The latest result comes from a group at the University of Verona in Italy, led by Federico Schena. They divided 29 well-trained recreational runners (average age 44) into three groups for eight weeks of training three times a week:
- One group did “low intensity” running, primarily between 70 per cent and 105 per cent of tempo pace.
- The second group did “high intensity” running, between 95 per cent and 150 per cent of tempo pace, with the total training load (time x intensity) equalised between the two groups.
- The third group did the same training as the low intensity group, but added one weekly session using the “YoYo Leg Press,” a leg press device that promises to resist eccentric muscle contractions. Each workout was just 4 sets of 7 reps.

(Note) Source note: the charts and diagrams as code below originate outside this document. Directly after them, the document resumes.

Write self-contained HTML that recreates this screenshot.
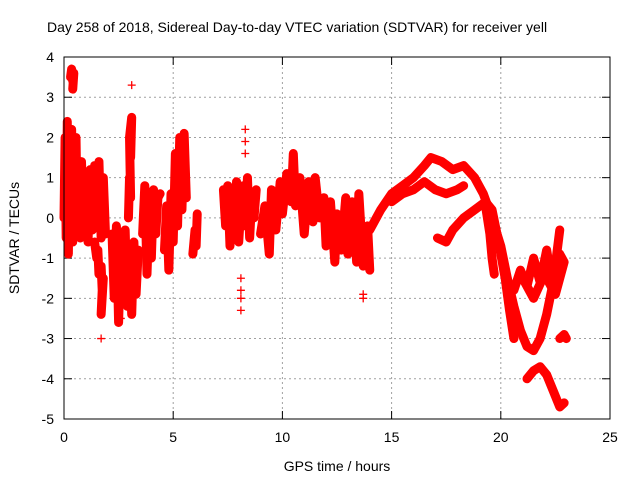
<!DOCTYPE html>
<html><head><meta charset="utf-8"><style>
html,body{margin:0;padding:0;background:#fff;}
svg{display:block;font-family:"Liberation Sans",sans-serif;}
</style></head><body>
<svg id="chart" width="640" height="480" viewBox="0 0 640 480">
<text x="47" y="32" font-size="14" fill="#000">Day 258 of 2018, Sidereal Day-to-day VTEC variation (SDTVAR) for receiver yell</text>
<text x="337" y="471" font-size="14" text-anchor="middle">GPS time / hours</text>
<text transform="translate(19,238) rotate(-90)" font-size="14" text-anchor="middle">SDTVAR / TECUs</text>
<g id="grid"></g><g id="ticks"></g><g id="marks"></g>
<rect x="64" y="57" width="546" height="362" fill="none" stroke="#000" stroke-width="1"/>
</svg>
<script>
const xTicks=[0,5,10,15,20,25];
const yTicks=[-5,-4,-3,-2,-1,0,1,2,3,4];
// tracks (hours, TECU)
const c1x=[0,0.05,0.1,0.15,0.2,0.25,0.3,0.35,0.4,0.45,0.5,0.55,0.6,0.7,0.75,0.8,0.9,1.0,1.1,1.2,1.3,1.4,1.5,1.6,1.7,1.8,1.9];
const c1y=[0,2.0,-0.5,2.4,-0.9,1.6,0.0,2.2,-0.6,1.8,-0.3,2.0,0.2,1.2,-0.5,1.4,0.0,1.0,-0.6,1.2,-0.3,1.3,0.0,1.4,-0.5,1.0,-0.4];
const c1bx=[0.3,0.35,0.4,0.45,0.4];
const c1by=[3.5,3.7,3.4,3.6,3.2];
const c2x=[1.4,1.5,1.55,1.6,1.7,1.75,1.7,1.8];
const c2y=[-0.6,-1.0,-0.8,-1.4,-1.2,-1.8,-2.4,-1.5];
const c2bx=[1.7,2.6];
const c2by=[-3.0,-2.5];
const c3x=[2.2,2.3,2.4,2.5,2.6,2.7,2.8,2.9,3.0,3.1,3.2,3.3,3.4];
const c3y=[-0.4,-2.0,-0.2,-2.6,-0.6,-1.6,-0.3,-2.2,-0.9,-2.4,-0.6,-1.9,-0.8];
const c4x=[2.95,3.0,3.05,3.0,3.1,3.05];
const c4y=[0.0,1.0,0.5,2.0,2.5,1.5];
const c4bx=[3.1];
const c4by=[3.3];
const c5x=[3.6,3.7,3.8,3.9,4.0,4.1,4.2,4.3,4.4];
const c5y=[-0.4,0.8,-1.4,0.2,-1.0,0.7,-0.4,0.5,0.6];
const c6x=[4.6,4.7,4.8,4.9,5.0,5.1,5.2,5.3,5.4,5.5,5.6];
const c6y=[-0.8,0.3,-1.3,0.6,-0.6,1.6,-0.2,2.0,0.2,2.1,0.5];
const c7x=[5.9,6.0,6.05,6.1];
const c7y=[-0.9,-0.3,-0.7,0.1];
const c8x=[7.3,7.4,7.5,7.6,7.7,7.8,7.9,8.0,8.1,8.2,8.3,8.4,8.5,8.6,8.7,8.8];
const c8y=[0.7,-0.2,0.8,-0.7,0.5,-0.3,0.9,-0.6,0.3,0.8,-0.2,1.0,-0.5,0.5,0.0,0.7];
const c8bx=[8.1,8.1,8.1,8.1,8.3,8.3,8.3];
const c8by=[-1.5,-1.8,-2.0,-2.3,1.6,1.9,2.2];
const c9x=[9.0,9.2,9.4,9.5,9.7,9.9,10.0,10.2,10.4,10.5,10.6,10.8,11.0,11.2,11.4,11.5,11.7,11.9,12.0,12.2,12.4,12.5,12.7,12.9,13.0,13.2,13.4,13.5,13.7,13.9,14.0];
const c9y=[-0.4,0.3,-0.9,0.7,-0.3,0.9,0.1,1.1,0.4,1.6,0.3,1.0,-0.4,0.9,-0.1,1.0,0.0,0.5,-0.7,0.4,-1.1,0.1,-0.8,0.5,-0.9,0.4,-1.1,0.6,-1.2,-0.2,-1.3];
const c9bx=[13.7,13.7];
const c9by=[-1.9,-2.0];
const t1x=[14.0,14.5,15.0,15.5,16.0,16.5,16.8,17.3,17.8,18.3,18.8,19.2,19.6,20.0,20.3,20.6,20.9,21.2,21.5,21.8,22.1,22.4,22.7];
const t1y=[-0.3,0.2,0.6,0.8,1.0,1.3,1.5,1.4,1.2,1.3,1.0,0.6,0.0,-0.7,-1.5,-2.2,-2.8,-3.2,-3.3,-3.0,-2.4,-1.6,-0.3];
const t2x=[15.0,15.5,16.0,16.5,17.0,17.5,18.0,18.3];
const t2y=[0.4,0.6,0.7,0.9,0.7,0.6,0.7,0.8];
const t3x=[17.1,17.5,17.8,18.3,18.8,19.3,19.6,19.9,20.2,20.4,20.6];
const t3y=[-0.5,-0.6,-0.3,0.0,0.2,0.4,0.2,-0.6,-1.5,-2.3,-3.0];
const t4x=[19.3,19.5,19.6,19.7];
const t4y=[0.3,-0.4,-1.0,-1.4];
const t5x=[20.6,20.9,21.2,21.5,21.8,22.1,22.4,22.7,22.9,22.5,22.0,21.5,21.0];
const t5y=[-1.8,-1.3,-1.7,-1.0,-1.6,-0.8,-1.8,-0.9,-1.1,-1.9,-1.4,-2.0,-1.5];
const t6x=[21.2,21.5,21.8,22.1,22.4,22.7,22.9];
const t6y=[-4.0,-3.8,-3.7,-3.9,-4.3,-4.7,-4.6];
const t7x=[22.7,22.9,23.0];
const t7y=[-3.0,-2.9,-3.0];
const series=[[c1x,c1y],[c1bx,c1by],[c2x,c2y],[c2bx,c2by,1],[c3x,c3y],[c4x,c4y],[c4bx,c4by,1],[c5x,c5y],[c6x,c6y],[c7x,c7y],[c8x,c8y],[c8bx,c8by,1],[c9x,c9y],[c9bx,c9by,1],[t1x,t1y],[t2x,t2y],[t3x,t3y],[t4x,t4y],[t5x,t5y],[t6x,t6y],[t7x,t7y]];
const X0=64,X1=610,Y0=419,Y1=57,XMIN=0,XMAX=25,YMIN=-5,YMAX=4;
function xs(v){return X0+(v-XMIN)/(XMAX-XMIN)*(X1-X0);}
function ys(v){return Y0-(v-YMIN)/(YMAX-YMIN)*(Y0-Y1);}
const NS='http://www.w3.org/2000/svg';
const grid=document.getElementById('grid'),ticks=document.getElementById('ticks'),marks=document.getElementById('marks');
function mk(t,a){const e=document.createElementNS(NS,t);for(const k in a)e.setAttribute(k,a[k]);return e;}
xTicks.forEach(v=>{const x=xs(v);
 if(v>XMIN&&v<XMAX){const g=mk('line',{x1:x,y1:Y1,x2:x,y2:Y0,stroke:'#a0a0a0','stroke-dasharray':'2,3'});
 
 grid.appendChild(g);}
 const t=mk('line',{x1:x,y1:Y0,x2:x,y2:Y0-8,stroke:'#000'});ticks.appendChild(t);
 const t2=mk('line',{x1:x,y1:Y1,x2:x,y2:Y1+8,stroke:'#000'});ticks.appendChild(t2);
 const l=mk('text',{x:x,y:Y0+23,'font-size':14,'text-anchor':'middle'});l.textContent=v;
 
 ticks.appendChild(l);});
yTicks.forEach(v=>{const y=ys(v);
 if(v>YMIN&&v<YMAX){const g=mk('line',{x1:X0,y1:y,x2:X1,y2:y,stroke:'#a0a0a0','stroke-dasharray':'2,3'});
 
 grid.appendChild(g);}
 const t=mk('line',{x1:X0,y1:y,x2:X0+8,y2:y,stroke:'#000'});ticks.appendChild(t);
 const t2=mk('line',{x1:X1,y1:y,x2:X1-8,y2:y,stroke:'#000'});ticks.appendChild(t2);
 const l=mk('text',{x:X0-10,y:y+5,'font-size':14,'text-anchor':'end'});l.textContent=v;
 
 ticks.appendChild(l);});
series.forEach(s=>{const xa=s[0],ya=s[1];
 if(!s[2]){const p=mk('polyline',{points:xa.map((v,i)=>xs(v)+','+ys(ya[i])).join(' '),fill:'none',stroke:'#ff0000','stroke-width':9,'stroke-linejoin':'round','stroke-linecap':'round'});
 
 marks.appendChild(p);}
 xa.forEach((v,i)=>{const x=xs(v),y=ys(ya[i]);
  const m=mk('path',{d:`M${x-4},${y}H${x+4}M${x},${y-4}V${y+4}`,stroke:'#ff0000','stroke-width':1.3,fill:'none'});
  
  marks.appendChild(m);});});
</script>
</body></html>
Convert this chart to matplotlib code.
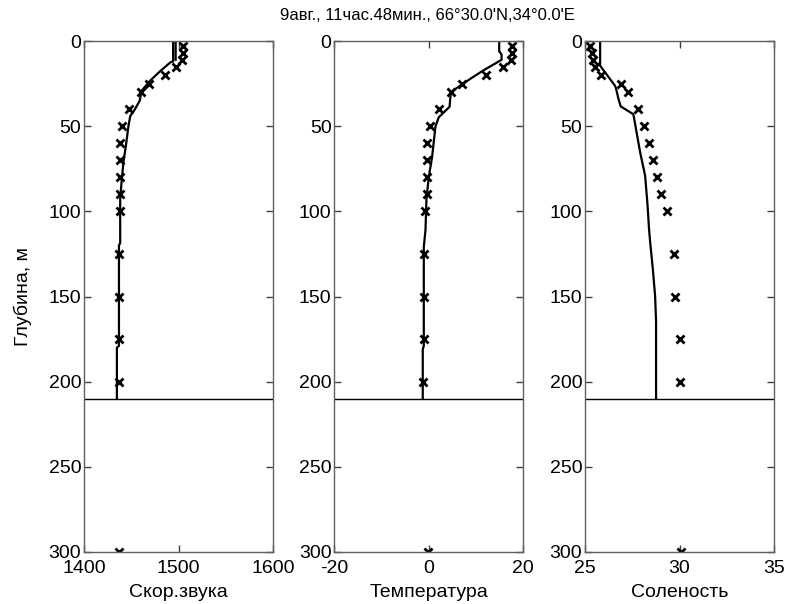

The results were pretty straightforward: no change in running economy in the first two groups, and ~five per cent improvement in running economy in the strength training group (from 4.5 to 4.3 Joules/metre, p<0.05). Maximal leg-press strength also increased in the strength-training group (not surprisingly), but muscle mass measured by DXA didn’t change, suggesting the improvements were neuromuscular.
Again, this is yet another small study, but it adds to a pattern of results suggesting that strength training might be a means of improving running economy. A couple of points to note:
- The selling point of the YoYo press is that it targets eccentric contraction; but it also involves concentric contraction, so there’s no way of knowing whether the improvements have anything to do with eccentric contraction. To make that claim, you’d need to compare the YoYo press with a conventional leg press. For now, I think all we can conclude is that strength training helps.
- The runners in this study were mostly masters runners, with an average age of 44. There’s a little bit of evidence that, in cyclists at least, older athletes get a bigger boost from strength training than younger ones, presumably because age-related decline means that older athletes are typically weaker to begin with. Something to keep in mind as motivation if you’re past your mid-30s.